═══ Extracted entries ═══

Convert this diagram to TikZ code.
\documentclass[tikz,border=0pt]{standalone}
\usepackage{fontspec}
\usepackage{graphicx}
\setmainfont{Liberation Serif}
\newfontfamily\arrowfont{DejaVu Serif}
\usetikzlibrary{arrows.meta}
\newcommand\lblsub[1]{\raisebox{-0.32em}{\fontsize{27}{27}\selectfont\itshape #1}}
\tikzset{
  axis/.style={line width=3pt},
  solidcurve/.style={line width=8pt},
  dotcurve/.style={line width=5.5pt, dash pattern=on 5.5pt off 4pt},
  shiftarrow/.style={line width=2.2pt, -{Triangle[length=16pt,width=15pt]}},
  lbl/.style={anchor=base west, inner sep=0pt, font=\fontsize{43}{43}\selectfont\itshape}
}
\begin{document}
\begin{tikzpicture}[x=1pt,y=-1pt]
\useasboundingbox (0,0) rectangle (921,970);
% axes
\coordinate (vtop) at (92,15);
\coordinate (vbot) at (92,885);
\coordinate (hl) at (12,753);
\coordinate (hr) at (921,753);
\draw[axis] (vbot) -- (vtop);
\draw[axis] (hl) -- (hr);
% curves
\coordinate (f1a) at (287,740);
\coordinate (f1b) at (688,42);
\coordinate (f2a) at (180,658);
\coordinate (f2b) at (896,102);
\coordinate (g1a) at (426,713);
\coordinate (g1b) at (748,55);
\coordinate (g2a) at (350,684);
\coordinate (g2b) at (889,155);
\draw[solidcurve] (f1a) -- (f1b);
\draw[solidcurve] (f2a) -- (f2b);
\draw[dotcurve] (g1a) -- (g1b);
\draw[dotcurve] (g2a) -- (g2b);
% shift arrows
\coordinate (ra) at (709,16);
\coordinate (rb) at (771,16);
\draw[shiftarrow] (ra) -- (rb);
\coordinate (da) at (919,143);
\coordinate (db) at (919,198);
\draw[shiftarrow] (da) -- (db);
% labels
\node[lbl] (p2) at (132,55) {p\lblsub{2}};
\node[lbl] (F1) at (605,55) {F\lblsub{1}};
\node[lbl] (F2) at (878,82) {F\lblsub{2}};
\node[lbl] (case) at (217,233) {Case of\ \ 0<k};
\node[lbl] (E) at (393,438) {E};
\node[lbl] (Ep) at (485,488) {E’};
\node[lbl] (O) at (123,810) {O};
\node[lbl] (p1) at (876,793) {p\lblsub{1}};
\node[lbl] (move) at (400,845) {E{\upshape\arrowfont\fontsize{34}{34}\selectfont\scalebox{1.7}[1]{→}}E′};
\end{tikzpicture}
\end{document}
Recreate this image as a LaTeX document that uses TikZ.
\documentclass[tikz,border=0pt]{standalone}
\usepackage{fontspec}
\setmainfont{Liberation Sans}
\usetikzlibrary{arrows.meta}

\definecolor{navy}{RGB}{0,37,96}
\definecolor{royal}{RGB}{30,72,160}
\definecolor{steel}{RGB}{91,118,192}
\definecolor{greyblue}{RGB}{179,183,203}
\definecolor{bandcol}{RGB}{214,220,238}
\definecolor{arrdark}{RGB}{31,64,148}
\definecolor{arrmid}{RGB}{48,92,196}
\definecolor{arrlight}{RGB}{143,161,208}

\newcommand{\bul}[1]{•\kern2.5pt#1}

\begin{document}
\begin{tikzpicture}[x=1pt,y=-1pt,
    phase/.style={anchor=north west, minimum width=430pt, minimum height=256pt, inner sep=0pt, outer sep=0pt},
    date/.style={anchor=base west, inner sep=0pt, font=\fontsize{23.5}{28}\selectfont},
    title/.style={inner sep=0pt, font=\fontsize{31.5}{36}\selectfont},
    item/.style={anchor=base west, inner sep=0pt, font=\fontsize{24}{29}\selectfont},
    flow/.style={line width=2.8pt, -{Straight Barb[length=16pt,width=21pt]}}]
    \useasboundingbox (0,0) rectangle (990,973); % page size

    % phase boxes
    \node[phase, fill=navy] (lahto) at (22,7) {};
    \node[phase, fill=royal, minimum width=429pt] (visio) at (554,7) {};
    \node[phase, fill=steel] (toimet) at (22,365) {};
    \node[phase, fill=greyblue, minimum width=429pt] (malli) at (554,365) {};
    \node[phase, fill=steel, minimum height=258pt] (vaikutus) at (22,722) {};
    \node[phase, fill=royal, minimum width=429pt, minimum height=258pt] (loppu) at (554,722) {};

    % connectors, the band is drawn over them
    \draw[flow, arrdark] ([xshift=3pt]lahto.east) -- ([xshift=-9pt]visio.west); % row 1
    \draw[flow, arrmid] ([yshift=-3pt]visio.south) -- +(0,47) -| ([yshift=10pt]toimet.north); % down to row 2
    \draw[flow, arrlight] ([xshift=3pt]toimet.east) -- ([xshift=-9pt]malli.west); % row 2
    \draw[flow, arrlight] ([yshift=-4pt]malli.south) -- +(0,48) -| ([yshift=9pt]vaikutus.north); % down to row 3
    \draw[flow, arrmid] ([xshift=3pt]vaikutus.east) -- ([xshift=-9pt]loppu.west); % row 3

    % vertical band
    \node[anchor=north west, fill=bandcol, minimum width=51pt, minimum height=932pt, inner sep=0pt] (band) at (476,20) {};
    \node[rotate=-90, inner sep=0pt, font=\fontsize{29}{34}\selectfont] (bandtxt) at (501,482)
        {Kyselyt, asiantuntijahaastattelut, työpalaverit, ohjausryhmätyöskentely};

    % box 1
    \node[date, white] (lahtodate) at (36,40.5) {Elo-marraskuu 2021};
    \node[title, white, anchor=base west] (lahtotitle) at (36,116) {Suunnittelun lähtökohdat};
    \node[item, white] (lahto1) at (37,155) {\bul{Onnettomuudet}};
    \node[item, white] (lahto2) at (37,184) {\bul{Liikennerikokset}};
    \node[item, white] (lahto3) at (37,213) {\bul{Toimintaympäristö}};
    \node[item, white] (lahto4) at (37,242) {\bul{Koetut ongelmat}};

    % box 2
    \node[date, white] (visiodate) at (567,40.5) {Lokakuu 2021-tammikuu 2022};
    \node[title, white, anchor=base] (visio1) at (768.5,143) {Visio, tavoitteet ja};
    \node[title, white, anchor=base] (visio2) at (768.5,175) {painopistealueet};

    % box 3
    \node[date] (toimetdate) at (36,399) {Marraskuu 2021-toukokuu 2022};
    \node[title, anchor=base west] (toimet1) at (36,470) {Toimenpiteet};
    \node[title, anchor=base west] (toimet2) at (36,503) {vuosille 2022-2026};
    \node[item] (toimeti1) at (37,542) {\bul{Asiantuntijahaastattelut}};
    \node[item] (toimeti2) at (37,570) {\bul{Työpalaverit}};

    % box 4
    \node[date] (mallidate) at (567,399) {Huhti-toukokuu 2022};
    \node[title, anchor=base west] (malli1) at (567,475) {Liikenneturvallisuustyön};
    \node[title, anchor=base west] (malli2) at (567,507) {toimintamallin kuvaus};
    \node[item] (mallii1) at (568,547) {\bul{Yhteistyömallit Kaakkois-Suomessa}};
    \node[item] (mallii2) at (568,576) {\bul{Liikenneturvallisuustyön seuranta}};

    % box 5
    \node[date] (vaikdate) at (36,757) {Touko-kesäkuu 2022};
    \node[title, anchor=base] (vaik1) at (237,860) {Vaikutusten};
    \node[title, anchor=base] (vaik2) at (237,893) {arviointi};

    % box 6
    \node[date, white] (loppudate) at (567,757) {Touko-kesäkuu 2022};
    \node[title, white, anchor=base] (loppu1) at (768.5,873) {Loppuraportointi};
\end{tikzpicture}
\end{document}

═══

Write out every entry word for word.

=== Complete response ===
Convert this diagram to TikZ code.
\documentclass[tikz,border=0pt]{standalone}
\usepackage{fontspec}
\usepackage{graphicx}
\setmainfont{Liberation Serif}
\newfontfamily\arrowfont{DejaVu Serif}
\usetikzlibrary{arrows.meta}
\newcommand\lblsub[1]{\raisebox{-0.32em}{\fontsize{27}{27}\selectfont\itshape #1}}
\tikzset{
  axis/.style={line width=3pt},
  solidcurve/.style={line width=8pt},
  dotcurve/.style={line width=5.5pt, dash pattern=on 5.5pt off 4pt},
  shiftarrow/.style={line width=2.2pt, -{Triangle[length=16pt,width=15pt]}},
  lbl/.style={anchor=base west, inner sep=0pt, font=\fontsize{43}{43}\selectfont\itshape}
}
\begin{document}
\begin{tikzpicture}[x=1pt,y=-1pt]
\useasboundingbox (0,0) rectangle (921,970);
% axes
\coordinate (vtop) at (92,15);
\coordinate (vbot) at (92,885);
\coordinate (hl) at (12,753);
\coordinate (hr) at (921,753);
\draw[axis] (vbot) -- (vtop);
\draw[axis] (hl) -- (hr);
% curves
\coordinate (f1a) at (287,740);
\coordinate (f1b) at (688,42);
\coordinate (f2a) at (180,658);
\coordinate (f2b) at (896,102);
\coordinate (g1a) at (426,713);
\coordinate (g1b) at (748,55);
\coordinate (g2a) at (350,684);
\coordinate (g2b) at (889,155);
\draw[solidcurve] (f1a) -- (f1b);
\draw[solidcurve] (f2a) -- (f2b);
\draw[dotcurve] (g1a) -- (g1b);
\draw[dotcurve] (g2a) -- (g2b);
% shift arrows
\coordinate (ra) at (709,16);
\coordinate (rb) at (771,16);
\draw[shiftarrow] (ra) -- (rb);
\coordinate (da) at (919,143);
\coordinate (db) at (919,198);
\draw[shiftarrow] (da) -- (db);
% labels
\node[lbl] (p2) at (132,55) {p\lblsub{2}};
\node[lbl] (F1) at (605,55) {F\lblsub{1}};
\node[lbl] (F2) at (878,82) {F\lblsub{2}};
\node[lbl] (case) at (217,233) {Case of\ \ 0<k};
\node[lbl] (E) at (393,438) {E};
\node[lbl] (Ep) at (485,488) {E’};
\node[lbl] (O) at (123,810) {O};
\node[lbl] (p1) at (876,793) {p\lblsub{1}};
\node[lbl] (move) at (400,845) {E{\upshape\arrowfont\fontsize{34}{34}\selectfont\scalebox{1.7}[1]{→}}E′};
\end{tikzpicture}
\end{document}
Recreate this image as a LaTeX document that uses TikZ.
\documentclass[tikz,border=0pt]{standalone}
\usepackage{fontspec}
\setmainfont{Liberation Sans}
\usetikzlibrary{arrows.meta}

\definecolor{navy}{RGB}{0,37,96}
\definecolor{royal}{RGB}{30,72,160}
\definecolor{steel}{RGB}{91,118,192}
\definecolor{greyblue}{RGB}{179,183,203}
\definecolor{bandcol}{RGB}{214,220,238}
\definecolor{arrdark}{RGB}{31,64,148}
\definecolor{arrmid}{RGB}{48,92,196}
\definecolor{arrlight}{RGB}{143,161,208}

\newcommand{\bul}[1]{•\kern2.5pt#1}

\begin{document}
\begin{tikzpicture}[x=1pt,y=-1pt,
    phase/.style={anchor=north west, minimum width=430pt, minimum height=256pt, inner sep=0pt, outer sep=0pt},
    date/.style={anchor=base west, inner sep=0pt, font=\fontsize{23.5}{28}\selectfont},
    title/.style={inner sep=0pt, font=\fontsize{31.5}{36}\selectfont},
    item/.style={anchor=base west, inner sep=0pt, font=\fontsize{24}{29}\selectfont},
    flow/.style={line width=2.8pt, -{Straight Barb[length=16pt,width=21pt]}}]
    \useasboundingbox (0,0) rectangle (990,973); % page size

    % phase boxes
    \node[phase, fill=navy] (lahto) at (22,7) {};
    \node[phase, fill=royal, minimum width=429pt] (visio) at (554,7) {};
    \node[phase, fill=steel] (toimet) at (22,365) {};
    \node[phase, fill=greyblue, minimum width=429pt] (malli) at (554,365) {};
    \node[phase, fill=steel, minimum height=258pt] (vaikutus) at (22,722) {};
    \node[phase, fill=royal, minimum width=429pt, minimum height=258pt] (loppu) at (554,722) {};

    % connectors, the band is drawn over them
    \draw[flow, arrdark] ([xshift=3pt]lahto.east) -- ([xshift=-9pt]visio.west); % row 1
    \draw[flow, arrmid] ([yshift=-3pt]visio.south) -- +(0,47) -| ([yshift=10pt]toimet.north); % down to row 2
    \draw[flow, arrlight] ([xshift=3pt]toimet.east) -- ([xshift=-9pt]malli.west); % row 2
    \draw[flow, arrlight] ([yshift=-4pt]malli.south) -- +(0,48) -| ([yshift=9pt]vaikutus.north); % down to row 3
    \draw[flow, arrmid] ([xshift=3pt]vaikutus.east) -- ([xshift=-9pt]loppu.west); % row 3

    % vertical band
    \node[anchor=north west, fill=bandcol, minimum width=51pt, minimum height=932pt, inner sep=0pt] (band) at (476,20) {};
    \node[rotate=-90, inner sep=0pt, font=\fontsize{29}{34}\selectfont] (bandtxt) at (501,482)
        {Kyselyt, asiantuntijahaastattelut, työpalaverit, ohjausryhmätyöskentely};

    % box 1
    \node[date, white] (lahtodate) at (36,40.5) {Elo-marraskuu 2021};
    \node[title, white, anchor=base west] (lahtotitle) at (36,116) {Suunnittelun lähtökohdat};
    \node[item, white] (lahto1) at (37,155) {\bul{Onnettomuudet}};
    \node[item, white] (lahto2) at (37,184) {\bul{Liikennerikokset}};
    \node[item, white] (lahto3) at (37,213) {\bul{Toimintaympäristö}};
    \node[item, white] (lahto4) at (37,242) {\bul{Koetut ongelmat}};

    % box 2
    \node[date, white] (visiodate) at (567,40.5) {Lokakuu 2021-tammikuu 2022};
    \node[title, white, anchor=base] (visio1) at (768.5,143) {Visio, tavoitteet ja};
    \node[title, white, anchor=base] (visio2) at (768.5,175) {painopistealueet};

    % box 3
    \node[date] (toimetdate) at (36,399) {Marraskuu 2021-toukokuu 2022};
    \node[title, anchor=base west] (toimet1) at (36,470) {Toimenpiteet};
    \node[title, anchor=base west] (toimet2) at (36,503) {vuosille 2022-2026};
    \node[item] (toimeti1) at (37,542) {\bul{Asiantuntijahaastattelut}};
    \node[item] (toimeti2) at (37,570) {\bul{Työpalaverit}};

    % box 4
    \node[date] (mallidate) at (567,399) {Huhti-toukokuu 2022};
    \node[title, anchor=base west] (malli1) at (567,475) {Liikenneturvallisuustyön};
    \node[title, anchor=base west] (malli2) at (567,507) {toimintamallin kuvaus};
    \node[item] (mallii1) at (568,547) {\bul{Yhteistyömallit Kaakkois-Suomessa}};
    \node[item] (mallii2) at (568,576) {\bul{Liikenneturvallisuustyön seuranta}};

    % box 5
    \node[date] (vaikdate) at (36,757) {Touko-kesäkuu 2022};
    \node[title, anchor=base] (vaik1) at (237,860) {Vaikutusten};
    \node[title, anchor=base] (vaik2) at (237,893) {arviointi};

    % box 6
    \node[date, white] (loppudate) at (567,757) {Touko-kesäkuu 2022};
    \node[title, white, anchor=base] (loppu1) at (768.5,873) {Loppuraportointi};
\end{tikzpicture}
\end{document}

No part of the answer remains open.